WASHINGTON — When North Korea launched a small satellite into orbit last month for the first time, U.S. officials called it a cover for a more ominous goal: a ballistic missile that could carry a nuclear weapon as far as the continental United States.
But North Korea is a long way from building a workable intercontinental missile and, at the current pace of testing, it could take many years before they are close, missile technology experts say.
"They could put up something that would look like a credible missile but ... it's not really much of a threat," said Boston-based physicist David Wright, who follows the North Korean program for the nonpartisan Union of Concerned Scientists. "They have no idea whether it's going to blow up on the launch pad or dump one of their precious nuclear weapons into the Pacific Ocean."
This week, Bill Richardson, a former governor of New Mexico, is visiting Pyongyang, the North Korean capital, with Eric Schmidt, the executive chairman of Google, on what they are calling a private humanitarian trip. Richardson said Wednesday that he was pressing the government to stop all missile launches and nuclear tests and to allow more cellphones and an open Internet for its citizens.
Some experts outside the U.S. government contend that North Korea's failure-prone missile program is essentially a bluff aimed at spurring concessions from the international community.
U.S. intelligence officials disagree. They say North Korea is intent on developing a capability to threaten the West with nuclear weapons. In 2011, then-Defense Secretary Robert Gates said North Korea would have a missile that could strike the continental United States by 2016, although some U.S. officials believe that timetable has now slipped.
The North Koreans "haven't tested a lot, which slows development," said a U.S. official familiar with the latest intelligence. "But they're still moving forward."
North Korean leader Kim Jong Un hailed the Dec. 12 satellite launch in a televised New Year's Day speech, calling on the nation to rebuild its ailing economy "in the same spirit and mettle as were displayed in conquering space."
But progress has been halting. In recent years, North Korea has attempted one or two rocket tests annually, most of which failed. In April, a rocket carrying a satellite exploded 90 seconds after takeoff.
Building a dependable intercontinental ballistic missile would require "flight tests every other month, over several years," said Markus Schiller, who wrote a paper about the missile program in October for Rand Corp., a Santa Monica-based think tank. "First-generation long-range missiles require dozens of flight tests until they are reliable and accurate enough for deployment."

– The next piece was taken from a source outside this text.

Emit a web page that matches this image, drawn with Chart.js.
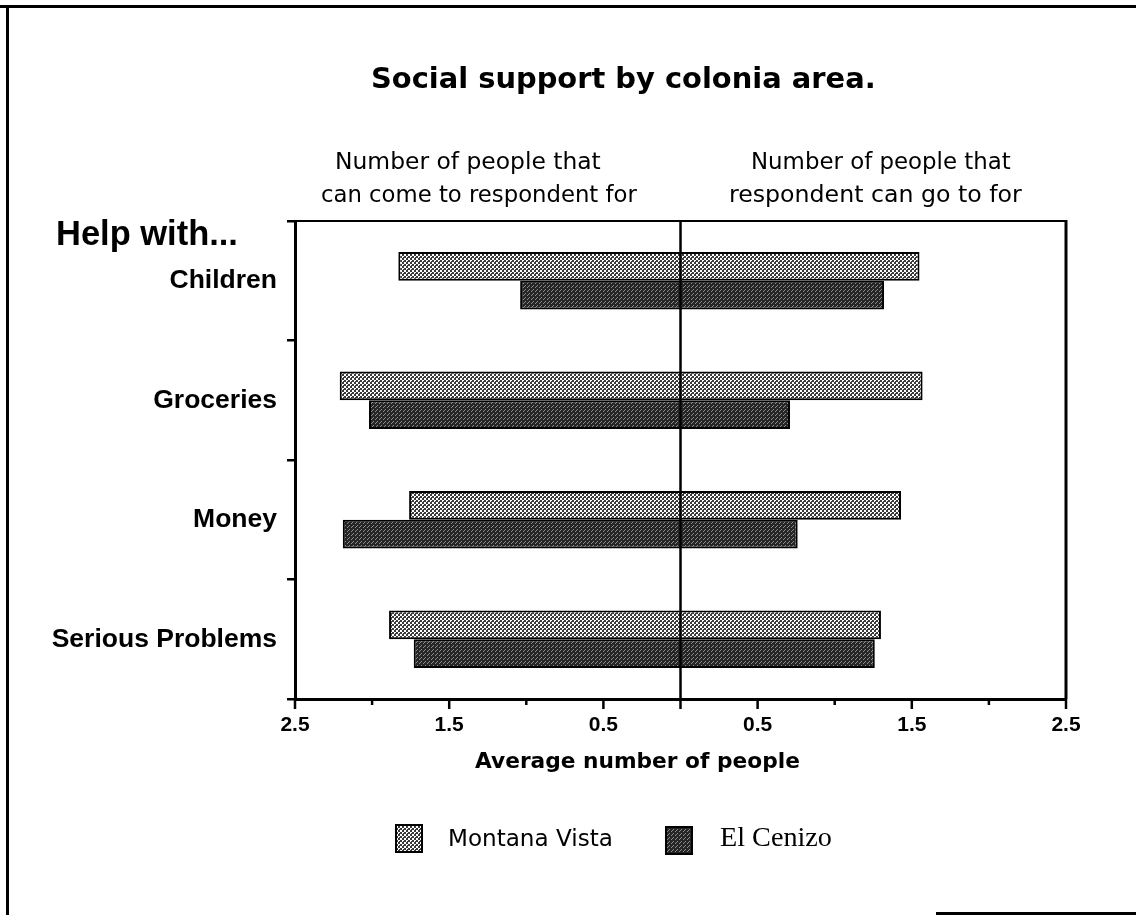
<!DOCTYPE html>
<html>
<head>
<meta charset="utf-8">
<script src="https://cdn.jsdelivr.net/npm/chart.js@4/dist/chart.umd.min.js"></script>
<style>
  html, body { margin: 0; padding: 0; background: #fff; }
  #wrap { width: 1136px; height: 915px; position: relative; }
</style>
</head>
<body>
<div id="wrap"><canvas id="c" width="1136" height="915"></canvas></div>
<script>
// ---- data ----
const categories = ["Children", "Groceries", "Money", "Serious Problems"];
// "Number of people that can come to respondent for" (left side)
const montanaVistaComeTo = [1.83, 2.21, 1.76, 1.89];
const elCenizoComeTo     = [1.04, 2.02, 2.19, 1.73];
// "Number of people that respondent can go to for" (right side)
const montanaVistaGoTo   = [1.55, 1.57, 1.43, 1.30];
const elCenizoGoTo       = [1.32, 0.71, 0.76, 1.26];
const seriesNames = ["Montana Vista", "El Cenizo"];
const labeledTicks = [0.5, 1.5, 2.5];

// ---- patterns ----
function makePattern(bg, fg, pts, size) {
  const pc = document.createElement('canvas');
  pc.width = size; pc.height = size;
  const p = pc.getContext('2d');
  p.fillStyle = bg; p.fillRect(0, 0, size, size);
  p.fillStyle = fg;
  pts.forEach(([x, y, w, h]) => p.fillRect(x, y, w || 1, h || 1));
  return document.getElementById('c').getContext('2d').createPattern(pc, 'repeat');
}
const mvPattern = makePattern('#ffffff', '#3a3a3a', [[0,0,2,2],[2,2,2,2],[1,0],[3,1]], 4);
const ecPattern = makePattern('#262626', '#8c8c8c', [[1,1],[3,3],[0,2]], 4);

function fitText(ctx, text, weight, family, left, right, baseline) {
  ctx.font = `${weight} 100px ${family}`;
  const w = ctx.measureText(text).width;
  const size = 100 * (right - left) / w;
  ctx.font = `${weight} ${size}px ${family}`;
  ctx.textAlign = 'left';
  ctx.textBaseline = 'alphabetic';
  ctx.fillStyle = '#000';
  ctx.fillText(text, left, baseline);
}

const decor = {
  id: 'decor',
  beforeDraw(chart) {
    const ctx = chart.ctx;
    ctx.save();
    ctx.fillStyle = '#fff';
    ctx.fillRect(0, 0, chart.width, chart.height);
    ctx.fillStyle = '#000';
    ctx.fillRect(0, 5, 1136, 3);
    ctx.fillRect(6, 5, 3, 910);
    ctx.fillRect(936, 912, 200, 3);
    ctx.restore();
  },
  afterDatasetsDraw(chart) {
    const ctx = chart.ctx, a = chart.chartArea, x = chart.scales.x;
    ctx.save();
    ctx.strokeStyle = '#000';
    ctx.lineWidth = 2.5;
    const x0 = x.getPixelForValue(0);
    ctx.beginPath(); ctx.moveTo(x0, a.top); ctx.lineTo(x0, a.bottom); ctx.stroke();
    ctx.lineWidth = 2;
    ctx.beginPath(); ctx.moveTo(a.left - 6, a.top); ctx.lineTo(a.right, a.top); ctx.stroke();
    ctx.lineWidth = 3;
    ctx.beginPath(); ctx.moveTo(a.right, a.top - 1); ctx.lineTo(a.right, a.bottom); ctx.stroke();
    ctx.lineWidth = 2.5;
    for (let v = -2.5; v <= 2.5001; v += 0.5) {
      const px = x.getPixelForValue(v);
      const major = labeledTicks.includes(Math.abs(Math.round(v * 10) / 10)) || Math.abs(v) < 1e-6;
      ctx.beginPath(); ctx.moveTo(px, a.bottom); ctx.lineTo(px, a.bottom + (major ? 10 : 6)); ctx.stroke();
    }
    ctx.restore();
  },
  afterDraw(chart) {
    const ctx = chart.ctx;
    ctx.save();
    fitText(ctx, 'Social support by colonia area.', 'bold', '"DejaVu Sans"', 371, 876, 88);
    fitText(ctx, 'Number of people that', 'normal', '"DejaVu Sans"', 335, 601, 169);
    fitText(ctx, 'can come to respondent for', 'normal', '"DejaVu Sans"', 321, 637, 202);
    fitText(ctx, 'Number of people that', 'normal', '"DejaVu Sans"', 751, 1011, 169);
    fitText(ctx, 'respondent can go to for', 'normal', '"DejaVu Sans"', 729, 1022, 202);
    fitText(ctx, 'Help with...', 'bold', '"Liberation Sans"', 56, 238, 245);
    fitText(ctx, 'Average number of people', 'bold', '"DejaVu Sans"', 475, 800, 768);
    ctx.lineWidth = 2; ctx.strokeStyle = '#000';
    ctx.fillStyle = mvPattern; ctx.fillRect(396, 825, 26, 27); ctx.strokeRect(396, 825, 26, 27);
    ctx.fillStyle = ecPattern; ctx.fillRect(666, 827, 26, 27); ctx.strokeRect(666, 827, 26, 27);
    fitText(ctx, seriesNames[0], 'normal', '"DejaVu Sans"', 448, 613, 846);
    fitText(ctx, seriesNames[1], 'normal', '"Liberation Serif"', 720, 832, 846);
    ctx.restore();
  }
};

new Chart(document.getElementById('c'), {
  type: 'bar',
  data: {
    labels: categories,
    datasets: [
      {
        label: seriesNames[0],
        data: categories.map((c, i) => [-montanaVistaComeTo[i], montanaVistaGoTo[i]]),
        backgroundColor: mvPattern,
        borderColor: '#000', borderWidth: 2, borderSkipped: false
      },
      {
        label: seriesNames[1],
        data: categories.map((c, i) => [-elCenizoComeTo[i], elCenizoGoTo[i]]),
        backgroundColor: ecPattern,
        borderColor: '#000', borderWidth: 2, borderSkipped: false
      }
    ]
  },
  options: {
    indexAxis: 'y',
    responsive: false,
    animation: false,
    devicePixelRatio: 1,
    barPercentage: 1,
    categoryPercentage: 0.48,
    layout: { padding: { left: 0, top: 221, right: 70, bottom: 0 } },
    plugins: { legend: { display: false }, tooltip: { enabled: false }, title: { display: false } },
    scales: {
      x: {
        type: 'linear', min: -2.5, max: 2.5,
        afterFit(s) { s.height = 216; },
        afterBuildTicks(s) {
          const t = [];
          for (let k = -5; k <= 5; k++) t.push({ value: k / 2 });
          s.ticks = t;
        },
        grid: { display: true, drawOnChartArea: false, drawTicks: false, color: 'transparent' },
        border: { display: true, color: '#000', width: 3 },
        ticks: {
          autoSkip: false, maxRotation: 0, padding: 14, color: '#000',
          font: { family: '"Liberation Sans"', weight: 'bold', size: 21 },
          callback(v) {
            const a = Math.abs(Math.round(v * 10) / 10);
            return labeledTicks.includes(a) ? a.toFixed(1) : '';
          }
        }
      },
      y: {
        afterFit(s) { s.width = 295; },
        grid: { display: true, drawOnChartArea: false, drawTicks: true, tickLength: 8, color: '#000', lineWidth: 2.5, offset: true },
        border: { display: true, color: '#000', width: 3 },
        ticks: {
          color: '#000', padding: 10,
          font: { family: '"Liberation Sans"', weight: 'bold', size: 26.5 }
        }
      }
    }
  },
  plugins: [decor]
});
</script>
</body>
</html>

Schiller said in his Rand paper that the main purpose of the North's rocket launches is to deter the United States and South Korea, and "to gain strategic leverage in foreign politics."
The three-stage Unha rocket that put a small satellite into orbit last month "was developed as a satellite launcher and not as a weapon," Schiller said in a telephone interview from Germany. "The technology was only suited for satellite launch."
The rocket's third stage took a dog leg turn to avoid flying over Taiwan and the Philippines, said Brian Weeden, a former U.S. Air Force space expert now with the Secure World Foundation, a Washington think tank.
"That is definitely something more associated with a space launch than with a ballistic missile launch," he said. "It's not what you would expect to see with a missile test."
Any successful rocket launch could theoretically help North Korea improve its missile technology, Weeden said. But launching a satellite is easier than perfecting a missile that can carry a weapons payload into space and then deliver it to a specific target without burning up in the atmosphere.
Other analysts believe North Korea made a major technological advance with the satellite launch. Bruce Klingner, a former CIA analyst now at the Heritage Foundation, a Washington think tank, called it "a huge step forward in their capabilities."
Jeffrey Lewis, a nonproliferation expert at the nonpartisan Monterey Institute of International Studies, worries that North Korea is making just enough progress to be dangerous.
"The North Koreans might just be willing to deal with less reliable systems," he said. "They might just be happy with 50% reliability. My starting assumption is that they are serious, that this is something that they intend to build. I presume that they are competent enough that this is not an impossible missile."